• Exercise details
Omit all images, then repeat exactly the lines below from the one containing "What TikZ code" through the one containing "(9,7) rectangle (16,185);", both ends included.

— START Provided data —

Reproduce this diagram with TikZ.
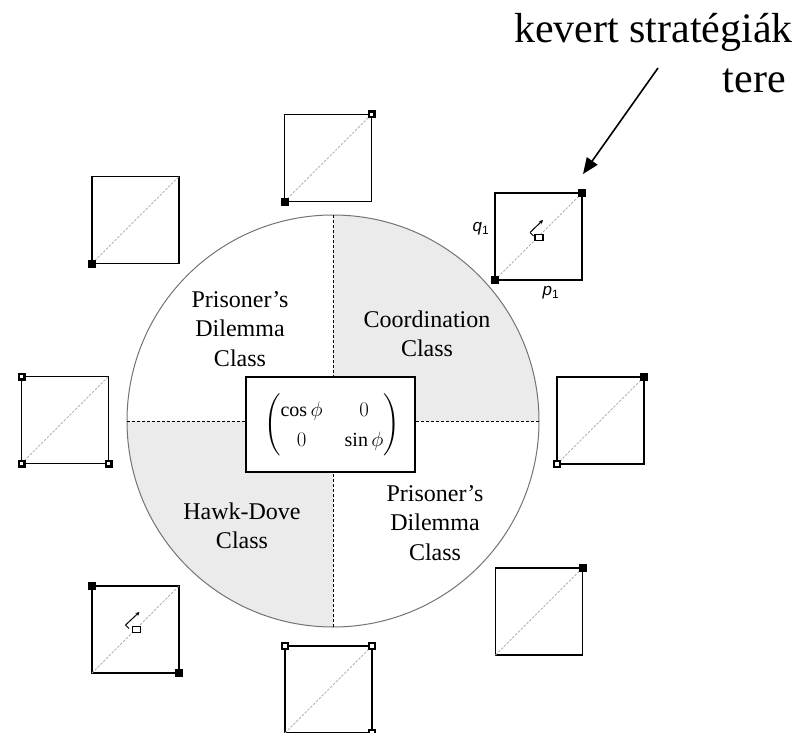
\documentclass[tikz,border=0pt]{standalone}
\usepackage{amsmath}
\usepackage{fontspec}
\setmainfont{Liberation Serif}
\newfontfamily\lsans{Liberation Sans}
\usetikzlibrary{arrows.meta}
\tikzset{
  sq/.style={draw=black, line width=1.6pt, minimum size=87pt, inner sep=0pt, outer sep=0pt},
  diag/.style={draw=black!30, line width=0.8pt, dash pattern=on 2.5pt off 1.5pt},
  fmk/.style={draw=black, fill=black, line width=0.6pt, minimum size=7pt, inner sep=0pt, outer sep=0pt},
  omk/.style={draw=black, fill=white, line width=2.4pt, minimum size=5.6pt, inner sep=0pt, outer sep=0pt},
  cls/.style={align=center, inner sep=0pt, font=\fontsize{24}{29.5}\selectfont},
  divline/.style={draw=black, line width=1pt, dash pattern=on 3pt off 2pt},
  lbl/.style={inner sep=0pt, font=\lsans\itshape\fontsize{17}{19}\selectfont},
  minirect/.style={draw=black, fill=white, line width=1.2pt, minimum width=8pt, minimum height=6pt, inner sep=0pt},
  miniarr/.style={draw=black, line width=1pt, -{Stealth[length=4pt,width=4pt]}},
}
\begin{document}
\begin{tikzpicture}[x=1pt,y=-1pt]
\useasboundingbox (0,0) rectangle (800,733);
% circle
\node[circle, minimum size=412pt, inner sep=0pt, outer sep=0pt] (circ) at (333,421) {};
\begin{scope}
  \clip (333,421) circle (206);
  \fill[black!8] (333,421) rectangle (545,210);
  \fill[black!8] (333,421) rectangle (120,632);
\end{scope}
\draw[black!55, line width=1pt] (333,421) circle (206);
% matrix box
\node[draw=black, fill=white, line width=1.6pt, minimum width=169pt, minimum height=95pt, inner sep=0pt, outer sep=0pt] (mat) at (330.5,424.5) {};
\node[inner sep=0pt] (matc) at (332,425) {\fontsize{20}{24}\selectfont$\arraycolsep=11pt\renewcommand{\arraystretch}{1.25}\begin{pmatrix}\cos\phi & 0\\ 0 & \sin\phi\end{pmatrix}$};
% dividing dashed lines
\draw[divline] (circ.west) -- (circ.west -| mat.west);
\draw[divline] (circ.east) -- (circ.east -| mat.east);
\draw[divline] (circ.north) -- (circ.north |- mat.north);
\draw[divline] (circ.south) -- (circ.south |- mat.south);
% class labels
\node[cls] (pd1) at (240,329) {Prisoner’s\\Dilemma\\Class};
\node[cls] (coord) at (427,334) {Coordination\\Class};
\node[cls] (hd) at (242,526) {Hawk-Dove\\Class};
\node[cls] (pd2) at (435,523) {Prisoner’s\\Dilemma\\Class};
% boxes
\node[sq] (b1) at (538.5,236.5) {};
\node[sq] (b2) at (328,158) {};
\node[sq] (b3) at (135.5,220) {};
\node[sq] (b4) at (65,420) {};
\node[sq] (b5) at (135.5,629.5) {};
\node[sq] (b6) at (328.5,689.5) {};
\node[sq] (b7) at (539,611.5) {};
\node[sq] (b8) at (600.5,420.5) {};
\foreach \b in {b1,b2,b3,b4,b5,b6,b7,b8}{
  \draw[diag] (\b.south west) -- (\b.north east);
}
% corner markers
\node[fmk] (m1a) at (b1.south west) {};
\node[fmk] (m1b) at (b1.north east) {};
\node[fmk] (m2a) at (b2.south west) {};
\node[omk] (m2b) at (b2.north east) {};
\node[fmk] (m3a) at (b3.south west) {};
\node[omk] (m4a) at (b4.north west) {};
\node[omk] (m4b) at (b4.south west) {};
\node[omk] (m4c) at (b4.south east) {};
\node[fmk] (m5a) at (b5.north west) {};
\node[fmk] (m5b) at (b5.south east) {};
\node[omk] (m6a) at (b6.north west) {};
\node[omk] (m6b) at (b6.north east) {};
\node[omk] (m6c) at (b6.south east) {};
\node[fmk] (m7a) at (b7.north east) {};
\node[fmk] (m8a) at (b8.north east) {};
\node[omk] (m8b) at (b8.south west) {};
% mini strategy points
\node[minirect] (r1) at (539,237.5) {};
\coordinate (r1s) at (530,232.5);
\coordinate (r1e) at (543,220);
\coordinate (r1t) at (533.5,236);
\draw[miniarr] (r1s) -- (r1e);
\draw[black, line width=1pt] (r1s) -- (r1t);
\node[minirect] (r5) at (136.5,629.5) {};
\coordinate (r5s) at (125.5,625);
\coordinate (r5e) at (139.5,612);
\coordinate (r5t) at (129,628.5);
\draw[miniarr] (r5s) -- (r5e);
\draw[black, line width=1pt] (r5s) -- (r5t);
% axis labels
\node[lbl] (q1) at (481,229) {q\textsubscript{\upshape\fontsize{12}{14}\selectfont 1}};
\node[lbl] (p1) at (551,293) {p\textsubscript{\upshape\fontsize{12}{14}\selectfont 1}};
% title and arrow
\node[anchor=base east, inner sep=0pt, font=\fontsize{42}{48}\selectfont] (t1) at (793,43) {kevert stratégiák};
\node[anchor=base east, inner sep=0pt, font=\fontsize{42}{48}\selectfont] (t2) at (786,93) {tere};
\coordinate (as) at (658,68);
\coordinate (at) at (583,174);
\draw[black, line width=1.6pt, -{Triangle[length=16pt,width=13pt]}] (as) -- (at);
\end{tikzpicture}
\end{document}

— END Provided data —
— START Provided data —

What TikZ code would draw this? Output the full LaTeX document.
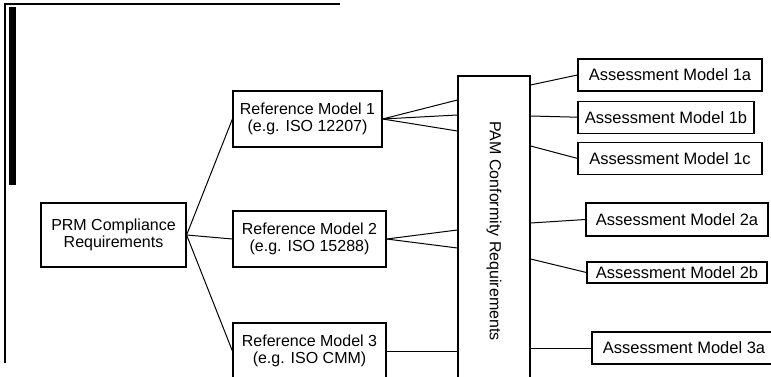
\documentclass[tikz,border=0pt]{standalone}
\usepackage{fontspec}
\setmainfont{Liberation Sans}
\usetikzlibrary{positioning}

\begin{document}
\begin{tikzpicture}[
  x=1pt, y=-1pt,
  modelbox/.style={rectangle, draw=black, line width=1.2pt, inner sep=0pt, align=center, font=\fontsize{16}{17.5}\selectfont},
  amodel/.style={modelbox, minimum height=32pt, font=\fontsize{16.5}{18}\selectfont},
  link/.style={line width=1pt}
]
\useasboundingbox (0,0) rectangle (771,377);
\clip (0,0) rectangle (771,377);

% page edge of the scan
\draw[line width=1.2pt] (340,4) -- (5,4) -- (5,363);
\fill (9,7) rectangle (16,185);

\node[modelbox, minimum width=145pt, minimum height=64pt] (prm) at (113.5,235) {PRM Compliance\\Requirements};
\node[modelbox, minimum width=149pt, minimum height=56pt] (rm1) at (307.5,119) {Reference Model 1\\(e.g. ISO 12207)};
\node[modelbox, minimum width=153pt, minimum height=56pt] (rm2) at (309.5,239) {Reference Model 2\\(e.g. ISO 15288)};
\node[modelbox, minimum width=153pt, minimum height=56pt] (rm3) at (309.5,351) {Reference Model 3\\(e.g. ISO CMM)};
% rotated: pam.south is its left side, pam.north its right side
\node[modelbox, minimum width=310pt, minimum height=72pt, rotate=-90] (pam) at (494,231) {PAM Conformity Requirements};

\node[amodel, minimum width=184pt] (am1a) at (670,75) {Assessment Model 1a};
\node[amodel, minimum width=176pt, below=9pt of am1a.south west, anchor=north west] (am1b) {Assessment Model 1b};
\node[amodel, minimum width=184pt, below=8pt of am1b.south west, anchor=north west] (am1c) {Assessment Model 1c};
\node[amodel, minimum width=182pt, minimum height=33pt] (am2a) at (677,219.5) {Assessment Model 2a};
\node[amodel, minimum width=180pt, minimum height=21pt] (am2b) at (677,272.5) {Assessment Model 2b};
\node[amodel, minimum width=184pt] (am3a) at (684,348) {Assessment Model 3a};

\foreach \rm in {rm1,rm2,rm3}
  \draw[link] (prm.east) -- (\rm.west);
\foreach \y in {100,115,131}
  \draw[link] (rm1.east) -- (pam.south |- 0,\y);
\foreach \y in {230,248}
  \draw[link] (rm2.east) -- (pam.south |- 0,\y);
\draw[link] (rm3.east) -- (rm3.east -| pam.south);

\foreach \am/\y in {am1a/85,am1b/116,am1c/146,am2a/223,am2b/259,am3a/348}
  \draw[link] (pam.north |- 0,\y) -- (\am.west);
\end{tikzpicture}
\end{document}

— END Provided data —
— START Provided data —

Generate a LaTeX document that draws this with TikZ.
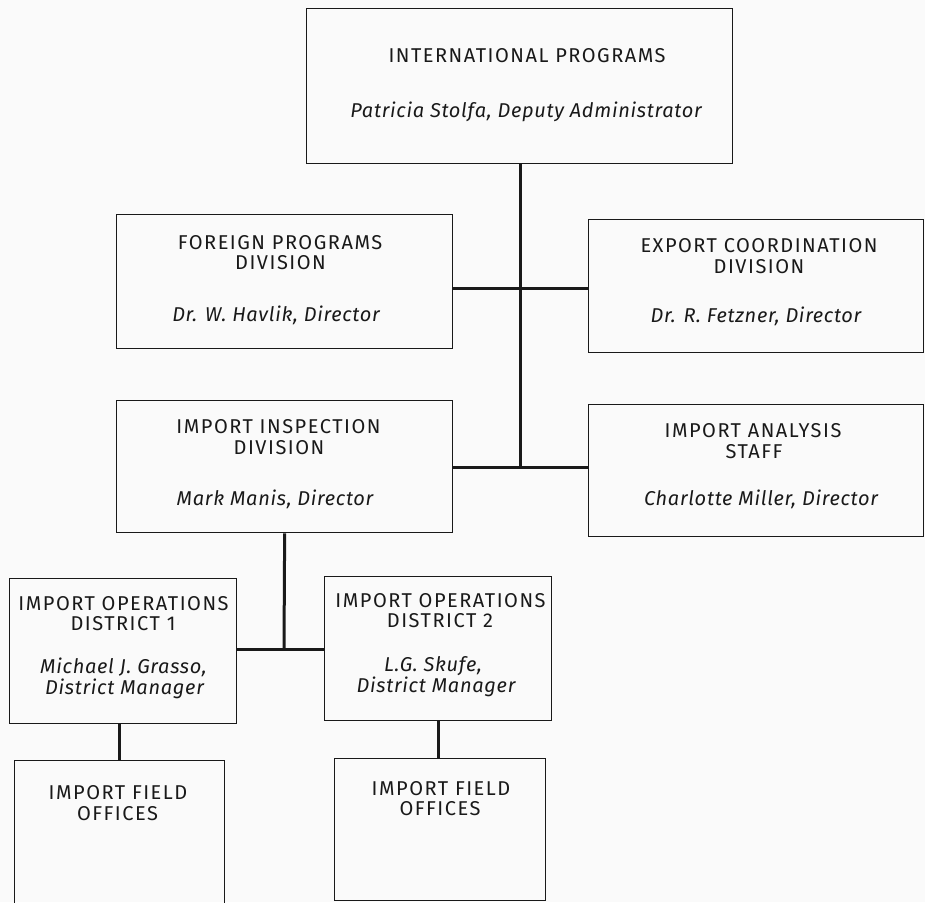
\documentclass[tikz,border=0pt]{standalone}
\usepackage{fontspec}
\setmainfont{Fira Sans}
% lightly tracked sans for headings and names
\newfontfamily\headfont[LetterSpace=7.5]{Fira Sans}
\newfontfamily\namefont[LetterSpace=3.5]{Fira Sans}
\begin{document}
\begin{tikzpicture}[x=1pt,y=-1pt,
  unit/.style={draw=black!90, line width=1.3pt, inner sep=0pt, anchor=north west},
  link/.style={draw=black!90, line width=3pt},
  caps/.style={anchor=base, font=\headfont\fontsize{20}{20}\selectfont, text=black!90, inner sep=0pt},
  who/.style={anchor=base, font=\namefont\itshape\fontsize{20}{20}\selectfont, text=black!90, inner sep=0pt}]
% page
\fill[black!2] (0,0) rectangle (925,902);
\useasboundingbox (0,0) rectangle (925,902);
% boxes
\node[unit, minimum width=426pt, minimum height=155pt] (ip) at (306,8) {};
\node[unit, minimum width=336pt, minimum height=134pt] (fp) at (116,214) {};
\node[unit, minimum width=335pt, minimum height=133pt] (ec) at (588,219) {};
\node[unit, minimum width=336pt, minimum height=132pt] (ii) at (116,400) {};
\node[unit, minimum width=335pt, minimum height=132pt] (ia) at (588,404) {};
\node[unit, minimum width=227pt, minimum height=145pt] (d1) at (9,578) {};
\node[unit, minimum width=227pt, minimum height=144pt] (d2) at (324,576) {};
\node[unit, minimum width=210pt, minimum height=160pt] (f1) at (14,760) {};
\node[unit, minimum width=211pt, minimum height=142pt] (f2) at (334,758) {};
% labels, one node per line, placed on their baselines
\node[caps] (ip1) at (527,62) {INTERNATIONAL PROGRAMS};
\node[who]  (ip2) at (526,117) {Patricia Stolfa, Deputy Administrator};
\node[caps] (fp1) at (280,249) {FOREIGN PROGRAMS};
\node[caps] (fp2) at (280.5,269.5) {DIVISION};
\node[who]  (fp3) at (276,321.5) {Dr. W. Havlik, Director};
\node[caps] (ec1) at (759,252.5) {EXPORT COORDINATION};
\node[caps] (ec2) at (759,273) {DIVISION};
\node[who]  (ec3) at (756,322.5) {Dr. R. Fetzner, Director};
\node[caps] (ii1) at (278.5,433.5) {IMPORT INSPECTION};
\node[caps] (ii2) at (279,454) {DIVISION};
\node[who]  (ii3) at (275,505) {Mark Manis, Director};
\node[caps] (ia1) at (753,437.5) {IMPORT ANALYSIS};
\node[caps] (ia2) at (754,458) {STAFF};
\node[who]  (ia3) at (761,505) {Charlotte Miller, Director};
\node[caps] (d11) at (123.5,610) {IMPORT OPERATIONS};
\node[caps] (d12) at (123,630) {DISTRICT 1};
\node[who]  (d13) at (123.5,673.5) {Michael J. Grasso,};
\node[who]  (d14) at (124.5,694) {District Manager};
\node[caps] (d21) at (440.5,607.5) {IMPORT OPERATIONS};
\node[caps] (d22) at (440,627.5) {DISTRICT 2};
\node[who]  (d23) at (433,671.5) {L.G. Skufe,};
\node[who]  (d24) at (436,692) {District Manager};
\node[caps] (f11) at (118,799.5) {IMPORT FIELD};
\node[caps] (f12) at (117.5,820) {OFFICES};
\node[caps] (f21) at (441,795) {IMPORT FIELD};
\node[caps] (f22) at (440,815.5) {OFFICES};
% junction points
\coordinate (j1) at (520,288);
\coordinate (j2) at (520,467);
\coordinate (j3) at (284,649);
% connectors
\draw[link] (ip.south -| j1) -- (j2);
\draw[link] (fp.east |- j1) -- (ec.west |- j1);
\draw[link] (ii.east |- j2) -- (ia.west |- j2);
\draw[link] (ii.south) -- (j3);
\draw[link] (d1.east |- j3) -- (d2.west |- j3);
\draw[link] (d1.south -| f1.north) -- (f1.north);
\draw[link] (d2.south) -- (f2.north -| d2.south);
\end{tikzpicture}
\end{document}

— END Provided data —

• Response to the exercise
What TikZ code would draw this? Output the full LaTeX document.
\documentclass[tikz,border=0pt]{standalone}
\usepackage{fontspec}
\setmainfont{Liberation Sans}
\usetikzlibrary{positioning}

\begin{document}
\begin{tikzpicture}[
  x=1pt, y=-1pt,
  modelbox/.style={rectangle, draw=black, line width=1.2pt, inner sep=0pt, align=center, font=\fontsize{16}{17.5}\selectfont},
  amodel/.style={modelbox, minimum height=32pt, font=\fontsize{16.5}{18}\selectfont},
  link/.style={line width=1pt}
]
\useasboundingbox (0,0) rectangle (771,377);
\clip (0,0) rectangle (771,377);

% page edge of the scan
\draw[line width=1.2pt] (340,4) -- (5,4) -- (5,363);
\fill (9,7) rectangle (16,185);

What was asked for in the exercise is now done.